● **Given records**
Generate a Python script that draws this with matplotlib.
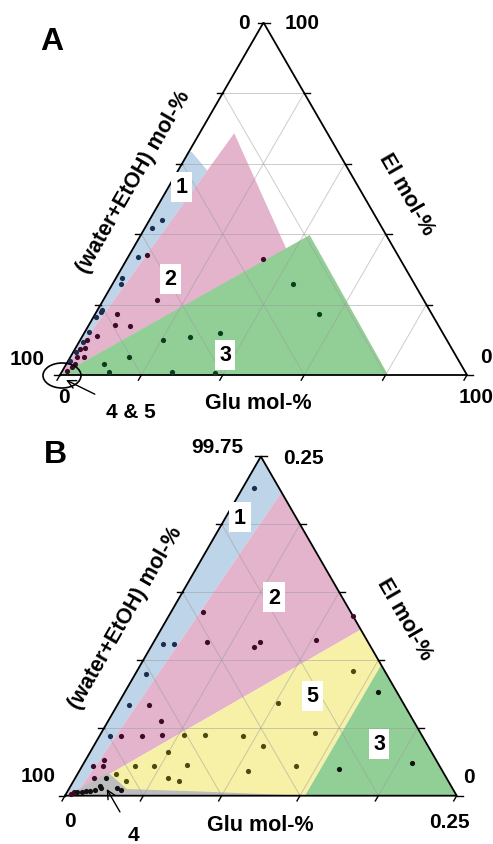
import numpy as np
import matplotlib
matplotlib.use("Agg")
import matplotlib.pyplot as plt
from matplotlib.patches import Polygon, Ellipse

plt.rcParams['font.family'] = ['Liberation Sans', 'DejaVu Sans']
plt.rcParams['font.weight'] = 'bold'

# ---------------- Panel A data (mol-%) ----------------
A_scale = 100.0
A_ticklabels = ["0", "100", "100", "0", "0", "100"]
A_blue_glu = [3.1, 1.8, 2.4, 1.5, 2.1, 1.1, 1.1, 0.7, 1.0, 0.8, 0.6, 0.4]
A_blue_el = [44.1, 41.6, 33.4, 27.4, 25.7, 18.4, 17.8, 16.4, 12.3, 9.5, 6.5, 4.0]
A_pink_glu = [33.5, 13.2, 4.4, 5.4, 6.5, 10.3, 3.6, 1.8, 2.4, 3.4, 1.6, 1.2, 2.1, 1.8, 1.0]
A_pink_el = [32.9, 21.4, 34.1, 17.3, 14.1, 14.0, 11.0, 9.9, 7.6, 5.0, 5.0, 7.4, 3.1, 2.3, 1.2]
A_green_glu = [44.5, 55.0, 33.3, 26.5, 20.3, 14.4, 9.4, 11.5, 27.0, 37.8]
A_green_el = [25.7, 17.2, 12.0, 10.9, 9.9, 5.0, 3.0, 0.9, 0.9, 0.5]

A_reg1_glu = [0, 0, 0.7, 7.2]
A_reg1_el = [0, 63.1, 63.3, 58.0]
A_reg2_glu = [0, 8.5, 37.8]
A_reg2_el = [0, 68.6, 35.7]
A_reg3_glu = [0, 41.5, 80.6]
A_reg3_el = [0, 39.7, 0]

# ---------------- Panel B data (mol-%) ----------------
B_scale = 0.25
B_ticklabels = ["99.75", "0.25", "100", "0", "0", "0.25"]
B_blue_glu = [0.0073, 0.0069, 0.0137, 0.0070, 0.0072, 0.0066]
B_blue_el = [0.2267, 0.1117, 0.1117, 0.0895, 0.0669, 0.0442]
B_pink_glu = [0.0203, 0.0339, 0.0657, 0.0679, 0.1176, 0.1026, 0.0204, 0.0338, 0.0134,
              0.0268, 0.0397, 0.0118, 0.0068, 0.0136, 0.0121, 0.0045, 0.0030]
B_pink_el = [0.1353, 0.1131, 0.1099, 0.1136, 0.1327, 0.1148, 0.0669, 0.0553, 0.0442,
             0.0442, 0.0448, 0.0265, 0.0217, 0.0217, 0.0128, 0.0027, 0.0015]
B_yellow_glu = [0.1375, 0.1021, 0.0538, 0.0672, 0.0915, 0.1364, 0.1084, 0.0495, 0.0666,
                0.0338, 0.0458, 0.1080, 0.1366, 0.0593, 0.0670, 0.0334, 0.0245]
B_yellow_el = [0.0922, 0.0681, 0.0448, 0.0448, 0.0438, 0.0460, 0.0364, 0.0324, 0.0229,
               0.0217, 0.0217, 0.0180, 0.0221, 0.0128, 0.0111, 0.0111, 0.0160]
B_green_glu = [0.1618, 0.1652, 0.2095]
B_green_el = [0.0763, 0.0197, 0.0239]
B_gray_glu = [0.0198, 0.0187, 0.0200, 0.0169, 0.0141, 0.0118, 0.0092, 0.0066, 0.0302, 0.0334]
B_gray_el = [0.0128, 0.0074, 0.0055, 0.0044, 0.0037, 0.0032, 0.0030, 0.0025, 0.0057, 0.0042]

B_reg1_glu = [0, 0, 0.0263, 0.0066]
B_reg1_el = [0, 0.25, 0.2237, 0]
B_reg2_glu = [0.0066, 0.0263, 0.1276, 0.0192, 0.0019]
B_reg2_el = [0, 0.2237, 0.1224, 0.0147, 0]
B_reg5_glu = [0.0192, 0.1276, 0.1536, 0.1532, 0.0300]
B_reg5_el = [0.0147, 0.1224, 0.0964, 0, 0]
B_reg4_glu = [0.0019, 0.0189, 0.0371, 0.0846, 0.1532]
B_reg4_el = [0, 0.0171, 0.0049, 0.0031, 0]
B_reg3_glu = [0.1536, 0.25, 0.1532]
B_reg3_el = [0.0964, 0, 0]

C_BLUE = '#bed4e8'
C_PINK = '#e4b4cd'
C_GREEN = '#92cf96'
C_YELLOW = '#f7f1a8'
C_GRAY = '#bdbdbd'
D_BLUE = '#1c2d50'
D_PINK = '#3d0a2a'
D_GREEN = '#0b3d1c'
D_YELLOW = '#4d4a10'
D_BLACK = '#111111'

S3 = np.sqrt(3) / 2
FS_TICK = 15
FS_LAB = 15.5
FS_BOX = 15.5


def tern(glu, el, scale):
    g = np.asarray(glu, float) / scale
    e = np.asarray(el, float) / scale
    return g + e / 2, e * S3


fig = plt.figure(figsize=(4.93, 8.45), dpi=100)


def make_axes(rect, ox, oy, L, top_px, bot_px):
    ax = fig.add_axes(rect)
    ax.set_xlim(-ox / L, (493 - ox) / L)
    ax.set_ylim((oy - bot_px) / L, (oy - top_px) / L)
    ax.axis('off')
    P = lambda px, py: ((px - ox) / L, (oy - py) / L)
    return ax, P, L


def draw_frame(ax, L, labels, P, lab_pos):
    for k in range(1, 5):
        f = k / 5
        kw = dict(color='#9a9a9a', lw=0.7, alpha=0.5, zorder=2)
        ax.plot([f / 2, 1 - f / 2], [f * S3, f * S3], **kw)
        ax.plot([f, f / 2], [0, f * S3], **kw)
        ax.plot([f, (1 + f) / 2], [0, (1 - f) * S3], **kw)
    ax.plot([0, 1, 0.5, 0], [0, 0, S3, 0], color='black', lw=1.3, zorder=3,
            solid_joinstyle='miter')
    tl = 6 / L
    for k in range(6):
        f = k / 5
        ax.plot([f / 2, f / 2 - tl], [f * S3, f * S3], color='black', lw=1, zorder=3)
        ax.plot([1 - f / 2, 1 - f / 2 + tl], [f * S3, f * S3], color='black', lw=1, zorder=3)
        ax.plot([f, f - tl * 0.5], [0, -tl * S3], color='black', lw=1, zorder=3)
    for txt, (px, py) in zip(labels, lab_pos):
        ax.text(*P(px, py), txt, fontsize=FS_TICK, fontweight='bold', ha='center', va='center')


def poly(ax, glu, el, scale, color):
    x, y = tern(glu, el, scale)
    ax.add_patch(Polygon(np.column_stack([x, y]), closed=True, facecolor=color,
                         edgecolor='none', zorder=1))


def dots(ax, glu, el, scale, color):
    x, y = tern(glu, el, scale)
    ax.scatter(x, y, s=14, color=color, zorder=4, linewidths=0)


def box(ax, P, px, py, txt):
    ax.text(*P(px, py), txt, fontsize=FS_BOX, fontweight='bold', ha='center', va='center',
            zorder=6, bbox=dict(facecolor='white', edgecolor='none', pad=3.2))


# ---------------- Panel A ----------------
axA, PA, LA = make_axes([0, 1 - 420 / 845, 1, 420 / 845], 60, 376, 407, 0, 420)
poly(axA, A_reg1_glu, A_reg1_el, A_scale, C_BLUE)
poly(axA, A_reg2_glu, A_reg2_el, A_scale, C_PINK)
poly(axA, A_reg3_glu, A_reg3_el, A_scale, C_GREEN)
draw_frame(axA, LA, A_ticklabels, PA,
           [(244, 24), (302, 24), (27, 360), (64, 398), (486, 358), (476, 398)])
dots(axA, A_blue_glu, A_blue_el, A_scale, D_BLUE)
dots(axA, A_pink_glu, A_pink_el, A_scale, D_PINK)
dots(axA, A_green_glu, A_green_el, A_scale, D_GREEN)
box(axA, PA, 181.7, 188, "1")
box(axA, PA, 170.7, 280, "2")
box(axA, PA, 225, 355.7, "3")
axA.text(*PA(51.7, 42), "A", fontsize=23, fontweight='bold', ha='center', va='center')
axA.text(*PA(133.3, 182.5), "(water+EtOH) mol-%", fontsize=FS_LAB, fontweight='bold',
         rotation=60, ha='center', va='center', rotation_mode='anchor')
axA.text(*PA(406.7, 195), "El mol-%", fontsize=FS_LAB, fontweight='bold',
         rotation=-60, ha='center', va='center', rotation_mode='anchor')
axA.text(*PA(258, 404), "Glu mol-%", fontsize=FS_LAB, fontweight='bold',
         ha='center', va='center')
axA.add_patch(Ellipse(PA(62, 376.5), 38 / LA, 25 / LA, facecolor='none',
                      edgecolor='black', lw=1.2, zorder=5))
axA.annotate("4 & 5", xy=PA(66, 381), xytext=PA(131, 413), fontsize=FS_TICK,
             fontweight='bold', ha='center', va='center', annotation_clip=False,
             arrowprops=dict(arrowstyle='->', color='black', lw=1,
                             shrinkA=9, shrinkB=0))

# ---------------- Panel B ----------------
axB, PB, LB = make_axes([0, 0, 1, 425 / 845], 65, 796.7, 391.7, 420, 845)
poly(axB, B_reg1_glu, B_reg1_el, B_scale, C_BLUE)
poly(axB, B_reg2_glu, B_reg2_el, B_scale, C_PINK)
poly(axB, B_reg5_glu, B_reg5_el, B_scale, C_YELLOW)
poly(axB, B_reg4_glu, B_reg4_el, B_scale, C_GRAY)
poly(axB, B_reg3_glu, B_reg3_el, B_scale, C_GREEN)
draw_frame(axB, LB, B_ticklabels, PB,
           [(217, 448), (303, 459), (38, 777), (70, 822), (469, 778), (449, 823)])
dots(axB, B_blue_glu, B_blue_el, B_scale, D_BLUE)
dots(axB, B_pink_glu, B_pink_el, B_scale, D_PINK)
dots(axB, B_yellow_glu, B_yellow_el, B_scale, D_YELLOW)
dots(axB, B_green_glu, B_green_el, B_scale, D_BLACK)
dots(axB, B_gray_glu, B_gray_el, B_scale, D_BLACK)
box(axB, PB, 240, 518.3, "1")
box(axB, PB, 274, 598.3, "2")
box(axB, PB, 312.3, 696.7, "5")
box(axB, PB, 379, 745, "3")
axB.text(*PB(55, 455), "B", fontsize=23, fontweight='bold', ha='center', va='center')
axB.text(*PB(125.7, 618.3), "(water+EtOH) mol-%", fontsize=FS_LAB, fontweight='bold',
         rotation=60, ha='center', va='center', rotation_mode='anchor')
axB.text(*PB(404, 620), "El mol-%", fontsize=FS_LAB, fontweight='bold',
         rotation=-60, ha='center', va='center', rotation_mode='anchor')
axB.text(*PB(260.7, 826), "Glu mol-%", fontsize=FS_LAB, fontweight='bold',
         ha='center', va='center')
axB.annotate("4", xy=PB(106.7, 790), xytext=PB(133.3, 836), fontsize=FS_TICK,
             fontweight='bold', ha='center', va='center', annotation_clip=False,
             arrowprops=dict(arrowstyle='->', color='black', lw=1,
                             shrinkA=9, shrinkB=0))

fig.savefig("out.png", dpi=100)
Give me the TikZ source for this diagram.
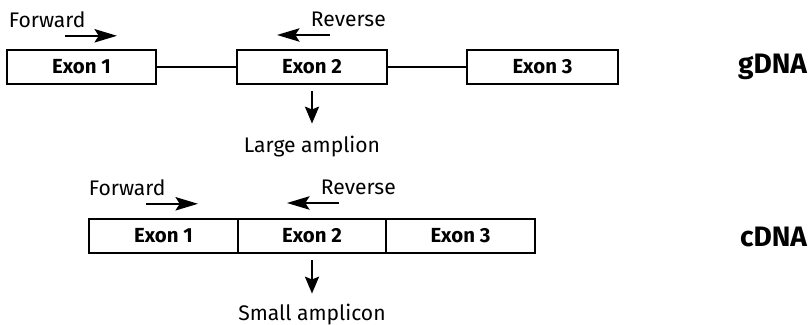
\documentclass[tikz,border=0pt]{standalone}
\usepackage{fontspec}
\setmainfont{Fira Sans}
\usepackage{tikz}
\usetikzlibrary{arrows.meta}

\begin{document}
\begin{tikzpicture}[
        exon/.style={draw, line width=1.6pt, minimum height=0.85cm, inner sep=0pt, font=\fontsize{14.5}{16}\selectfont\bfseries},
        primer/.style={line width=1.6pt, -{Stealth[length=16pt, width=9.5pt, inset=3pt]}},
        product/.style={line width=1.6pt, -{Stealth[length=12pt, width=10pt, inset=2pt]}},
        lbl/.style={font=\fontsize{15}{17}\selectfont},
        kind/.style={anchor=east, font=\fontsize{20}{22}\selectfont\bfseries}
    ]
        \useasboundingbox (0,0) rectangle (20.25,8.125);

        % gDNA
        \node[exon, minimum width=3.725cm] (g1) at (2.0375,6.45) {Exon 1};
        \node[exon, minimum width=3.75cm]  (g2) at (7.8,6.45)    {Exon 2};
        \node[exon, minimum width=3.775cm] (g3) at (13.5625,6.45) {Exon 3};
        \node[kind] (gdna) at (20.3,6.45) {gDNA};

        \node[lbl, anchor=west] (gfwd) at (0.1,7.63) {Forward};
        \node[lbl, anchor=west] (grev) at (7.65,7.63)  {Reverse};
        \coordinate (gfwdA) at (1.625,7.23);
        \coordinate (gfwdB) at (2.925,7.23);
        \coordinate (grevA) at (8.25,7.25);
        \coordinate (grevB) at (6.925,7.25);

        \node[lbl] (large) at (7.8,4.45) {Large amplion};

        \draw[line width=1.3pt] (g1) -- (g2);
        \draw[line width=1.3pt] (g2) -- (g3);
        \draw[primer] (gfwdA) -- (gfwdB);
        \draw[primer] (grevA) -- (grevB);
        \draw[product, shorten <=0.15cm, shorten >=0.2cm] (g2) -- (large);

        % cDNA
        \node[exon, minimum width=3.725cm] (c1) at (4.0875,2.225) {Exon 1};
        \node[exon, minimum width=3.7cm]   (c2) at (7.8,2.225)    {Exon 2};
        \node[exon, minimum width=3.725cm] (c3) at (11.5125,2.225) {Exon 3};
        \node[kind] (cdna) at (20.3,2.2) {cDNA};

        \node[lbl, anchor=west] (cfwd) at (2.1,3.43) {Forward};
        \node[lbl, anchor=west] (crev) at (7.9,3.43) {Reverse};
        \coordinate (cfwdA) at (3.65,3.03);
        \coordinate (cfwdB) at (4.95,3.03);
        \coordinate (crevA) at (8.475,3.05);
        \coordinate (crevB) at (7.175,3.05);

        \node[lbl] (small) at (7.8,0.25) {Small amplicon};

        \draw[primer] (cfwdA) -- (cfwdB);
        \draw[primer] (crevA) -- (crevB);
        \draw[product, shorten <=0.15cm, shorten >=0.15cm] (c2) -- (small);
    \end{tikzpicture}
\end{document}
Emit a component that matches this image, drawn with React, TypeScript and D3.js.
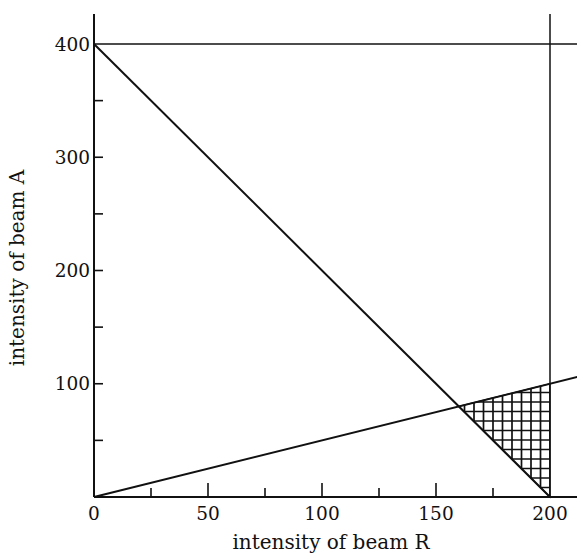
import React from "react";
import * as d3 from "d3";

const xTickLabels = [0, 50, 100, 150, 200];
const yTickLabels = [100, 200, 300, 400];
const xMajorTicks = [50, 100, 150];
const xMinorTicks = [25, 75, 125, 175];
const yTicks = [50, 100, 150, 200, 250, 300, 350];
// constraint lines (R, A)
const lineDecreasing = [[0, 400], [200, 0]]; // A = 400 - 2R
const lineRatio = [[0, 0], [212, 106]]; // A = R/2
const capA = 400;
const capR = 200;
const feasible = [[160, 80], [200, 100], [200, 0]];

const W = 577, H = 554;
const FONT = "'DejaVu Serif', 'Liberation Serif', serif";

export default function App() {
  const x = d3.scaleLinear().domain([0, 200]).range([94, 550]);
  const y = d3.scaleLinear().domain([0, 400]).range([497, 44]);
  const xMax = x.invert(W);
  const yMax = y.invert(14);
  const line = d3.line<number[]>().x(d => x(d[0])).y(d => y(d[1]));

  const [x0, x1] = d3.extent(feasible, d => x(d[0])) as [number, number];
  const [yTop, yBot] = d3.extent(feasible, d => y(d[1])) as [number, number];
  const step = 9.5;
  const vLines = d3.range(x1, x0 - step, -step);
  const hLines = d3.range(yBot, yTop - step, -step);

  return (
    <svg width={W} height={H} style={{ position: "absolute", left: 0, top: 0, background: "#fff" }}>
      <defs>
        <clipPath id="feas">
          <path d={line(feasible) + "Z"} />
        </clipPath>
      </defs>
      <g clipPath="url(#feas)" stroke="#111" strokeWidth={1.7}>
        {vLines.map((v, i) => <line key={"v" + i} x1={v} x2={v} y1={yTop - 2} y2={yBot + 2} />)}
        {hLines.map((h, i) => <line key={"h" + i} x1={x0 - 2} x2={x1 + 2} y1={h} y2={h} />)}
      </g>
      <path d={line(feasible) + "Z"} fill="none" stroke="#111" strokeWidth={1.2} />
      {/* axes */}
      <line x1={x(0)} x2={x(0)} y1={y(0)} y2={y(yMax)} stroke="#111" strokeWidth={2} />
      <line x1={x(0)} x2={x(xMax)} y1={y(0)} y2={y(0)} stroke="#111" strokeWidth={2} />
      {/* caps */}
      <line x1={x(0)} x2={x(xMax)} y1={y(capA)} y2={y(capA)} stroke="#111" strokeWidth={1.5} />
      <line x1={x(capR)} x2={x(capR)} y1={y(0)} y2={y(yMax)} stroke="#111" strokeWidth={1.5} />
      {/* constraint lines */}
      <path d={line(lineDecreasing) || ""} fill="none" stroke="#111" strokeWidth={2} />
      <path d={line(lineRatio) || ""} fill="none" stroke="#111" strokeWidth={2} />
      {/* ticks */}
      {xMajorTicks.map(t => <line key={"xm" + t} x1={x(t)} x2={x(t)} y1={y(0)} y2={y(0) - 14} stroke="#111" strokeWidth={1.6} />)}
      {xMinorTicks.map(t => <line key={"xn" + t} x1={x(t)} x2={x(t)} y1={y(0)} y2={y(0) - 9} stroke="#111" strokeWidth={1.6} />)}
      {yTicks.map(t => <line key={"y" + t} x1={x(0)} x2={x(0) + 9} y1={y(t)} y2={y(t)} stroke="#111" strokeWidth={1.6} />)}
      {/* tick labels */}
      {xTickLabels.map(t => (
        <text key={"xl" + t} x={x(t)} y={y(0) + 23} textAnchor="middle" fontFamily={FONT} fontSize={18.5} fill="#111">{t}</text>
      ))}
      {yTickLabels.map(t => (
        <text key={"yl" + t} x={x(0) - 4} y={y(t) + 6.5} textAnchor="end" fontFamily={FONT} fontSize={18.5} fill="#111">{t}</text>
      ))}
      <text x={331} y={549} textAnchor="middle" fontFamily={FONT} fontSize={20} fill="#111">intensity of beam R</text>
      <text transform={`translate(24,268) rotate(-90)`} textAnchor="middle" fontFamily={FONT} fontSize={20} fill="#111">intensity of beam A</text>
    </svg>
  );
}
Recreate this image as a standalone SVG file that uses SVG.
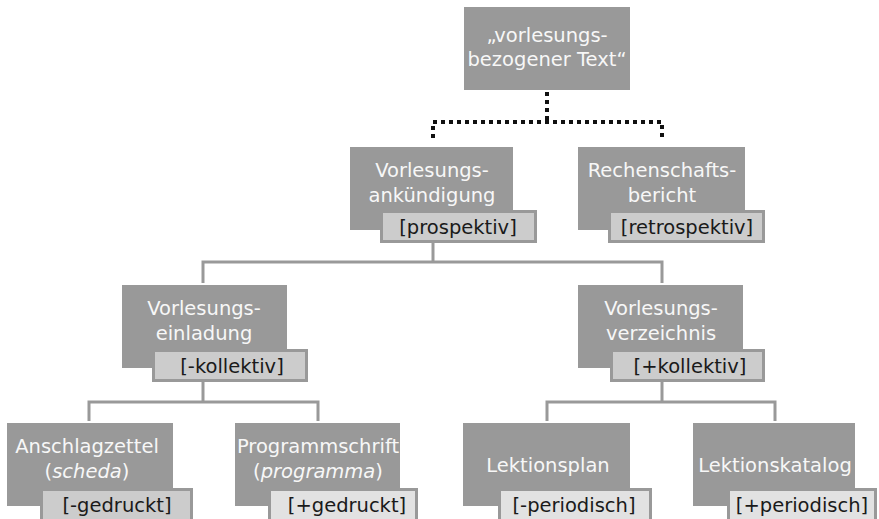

● **What is asked**
Restate word for word only the lines from where the entries begin through the one with "A_reg3_el = [0, 39.7, 0]"; omit the pictures.

● **Completed task**
Generate a Python script that draws this with matplotlib.
import numpy as np
import matplotlib
matplotlib.use("Agg")
import matplotlib.pyplot as plt
from matplotlib.patches import Polygon, Ellipse

plt.rcParams['font.family'] = ['Liberation Sans', 'DejaVu Sans']
plt.rcParams['font.weight'] = 'bold'

# ---------------- Panel A data (mol-%) ----------------
A_scale = 100.0
A_ticklabels = ["0", "100", "100", "0", "0", "100"]
A_blue_glu = [3.1, 1.8, 2.4, 1.5, 2.1, 1.1, 1.1, 0.7, 1.0, 0.8, 0.6, 0.4]
A_blue_el = [44.1, 41.6, 33.4, 27.4, 25.7, 18.4, 17.8, 16.4, 12.3, 9.5, 6.5, 4.0]
A_pink_glu = [33.5, 13.2, 4.4, 5.4, 6.5, 10.3, 3.6, 1.8, 2.4, 3.4, 1.6, 1.2, 2.1, 1.8, 1.0]
A_pink_el = [32.9, 21.4, 34.1, 17.3, 14.1, 14.0, 11.0, 9.9, 7.6, 5.0, 5.0, 7.4, 3.1, 2.3, 1.2]
A_green_glu = [44.5, 55.0, 33.3, 26.5, 20.3, 14.4, 9.4, 11.5, 27.0, 37.8]
A_green_el = [25.7, 17.2, 12.0, 10.9, 9.9, 5.0, 3.0, 0.9, 0.9, 0.5]

A_reg1_glu = [0, 0, 0.7, 7.2]
A_reg1_el = [0, 63.1, 63.3, 58.0]
A_reg2_glu = [0, 8.5, 37.8]
A_reg2_el = [0, 68.6, 35.7]
A_reg3_glu = [0, 41.5, 80.6]
A_reg3_el = [0, 39.7, 0]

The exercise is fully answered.